The German government will not get involved in a debate about a possible boycott of this summer's football World Cup in the United States, Mexico and Canada, State Minister for Sport Christiane Schenderlein has said.

"Decisions on participation in or a boycott of major sporting events are the sole responsibility of the relevant sports associations, not politicians," Schenderlein said in a government statement on Monday.

She said the assessment was up to the respective federations, naming the German Football Federation (DFB) and world governing body FIFA.

"The federal government will accept this assessment," she said.

A government spokesman said on Monday that if the German national team was involved it was not up to the government to decide on the participation of the team at competitions.

There have been boycott considerations in Germany and some other European countries in connection with the policy of United States President Donald Trump regarding Greenland and on the domestic front, with a second fatal shooting on the weekend by US immigration officers.

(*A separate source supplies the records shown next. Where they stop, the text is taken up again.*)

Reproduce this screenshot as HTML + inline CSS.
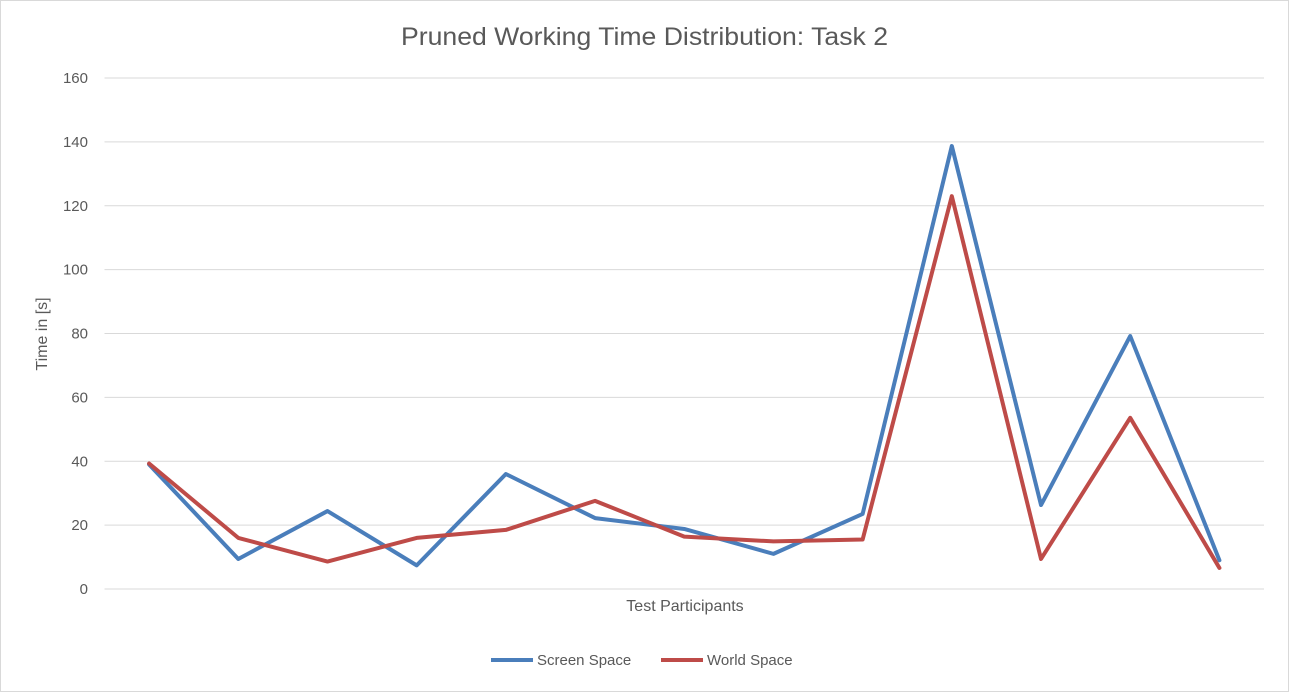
<!DOCTYPE html>
<html><head><meta charset="utf-8"><style>
body{margin:0;background:#fff;font-family:"Liberation Sans",sans-serif;}
</style></head><body>
<svg id="chart" width="1289" height="692" xmlns="http://www.w3.org/2000/svg">
<rect x="0.5" y="0.5" width="1288" height="691" fill="#fff" stroke="#d9d9d9"/>
<text x="401" y="45" font-size="25" fill="#595959" textLength="487" lengthAdjust="spacingAndGlyphs">Pruned Working Time Distribution: Task 2</text>
<g id="grid"></g><g id="yticks"></g><g id="series"></g>
<text x="685" y="611" text-anchor="middle" font-size="16" fill="#595959">Test Participants</text>
<text transform="translate(47,334) rotate(-90)" text-anchor="middle" font-size="16" fill="#595959">Time in [s]</text>
<g>
<line x1="491" y1="660" x2="533" y2="660" stroke="#4a7ebb" stroke-width="4"/>
<text x="537" y="665" font-size="15" fill="#595959">Screen Space</text>
<line x1="661" y1="660" x2="703" y2="660" stroke="#be4b48" stroke-width="4"/>
<text x="707" y="665" font-size="15" fill="#595959">World Space</text>
</g>
</svg>
<script>
const categories=[1,2,3,4,5,6,7,8,9,10,11,12,13];
const screenSpace=[39,9.4,24.4,7.4,36,22.2,18.8,11,23.5,138.7,26.3,79.2,9];
const worldSpace=[39.3,16,8.6,16,18.5,27.6,16.4,14.9,15.5,123,9.4,53.6,6.6];
const yTicks=[0,20,40,60,80,100,120,140,160];
const NS="http://www.w3.org/2000/svg";
const plotLeft=104.5,plotRight=1264,plotTop=78,plotBottom=589,yMax=160;
const step=(plotRight-plotLeft)/categories.length;
const xPos=i=>plotLeft+step*(i+0.5);
const yPos=v=>plotBottom-(v/yMax)*(plotBottom-plotTop);
const grid=document.getElementById('grid'),yt=document.getElementById('yticks'),ser=document.getElementById('series');
yTicks.forEach(t=>{
 const l=document.createElementNS(NS,'line');
 l.setAttribute('x1',plotLeft);l.setAttribute('x2',plotRight);l.setAttribute('y1',yPos(t));l.setAttribute('y2',yPos(t));
 l.setAttribute('stroke','#d9d9d9');l.setAttribute('stroke-width','1');
 
 
 grid.appendChild(l);
 const tx=document.createElementNS(NS,'text');
 tx.setAttribute('x',88);tx.setAttribute('y',yPos(t)+5);tx.setAttribute('text-anchor','end');
 tx.setAttribute('font-size','15');tx.setAttribute('fill','#595959');tx.textContent=t;
 
 
 yt.appendChild(tx);
});
function draw(vals,color,name){
 const p=document.createElementNS(NS,'polyline');
 p.setAttribute('points',vals.map((v,i)=>xPos(i)+','+yPos(v)).join(' '));
 p.setAttribute('fill','none');p.setAttribute('stroke',color);p.setAttribute('stroke-width','4');
 p.setAttribute('stroke-linejoin','round');p.setAttribute('stroke-linecap','round');
 
 
 ser.appendChild(p);
}
draw(screenSpace,'#4a7ebb','screen-space-line');
draw(worldSpace,'#be4b48','world-space-line');
</script>
</body></html>
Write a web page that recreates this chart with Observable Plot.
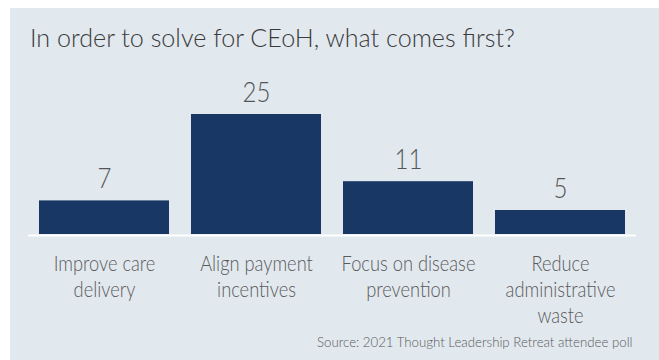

German Football League president Hans-Joachim Watzke said at a DFL reception on Monday he doesn't think "the time is right to discuss something like that at the moment.

"When the time is right, we will discuss it, but from my point of view, it is completely out of place right now," he said.

Watzke, who is also a DFB vice-president, said he was not aware this was a major issue, and was supported by Bayern Munich CEO Jan-Christian Dreesen who also said that he had "in the past never seen a World Cup that was boycotted."

Dreesen also recalled the 2018 World Cup in Russia where all teams played four years after Russia annexed the Crimea from Ukraine. He said sport should concentrate on playing football while geopolitics were made elsewhere.

Christian Democrats foreign policy expert Jürgen Hardt had recently raised the boycott issue should the US annex Greenland. Trump said last week the US would not use military force.

The shooting in Minneapolis on Saturday prompted Monday's comments by the spokesman after reporters raised the issue.

DFB vice-president and St Pauli chairman Oke Göttlich called for at least a boycott debate last week, telling the Hamburger Morgenpost paper "that for me the time has definitely come."

Bavarian Prime Minister and Christian Social Union party chief Markus Söder meanwhile dismissed a possible German team World Cup boycott as "absolute nonsense" from a players' point of a view and foreign policy considerations.

"What's that supposed to mean, apart from the fact that the World Cup isn't just being held in the United States, but also in Canada and Mexico?" Söder said after a party meeting in Munich.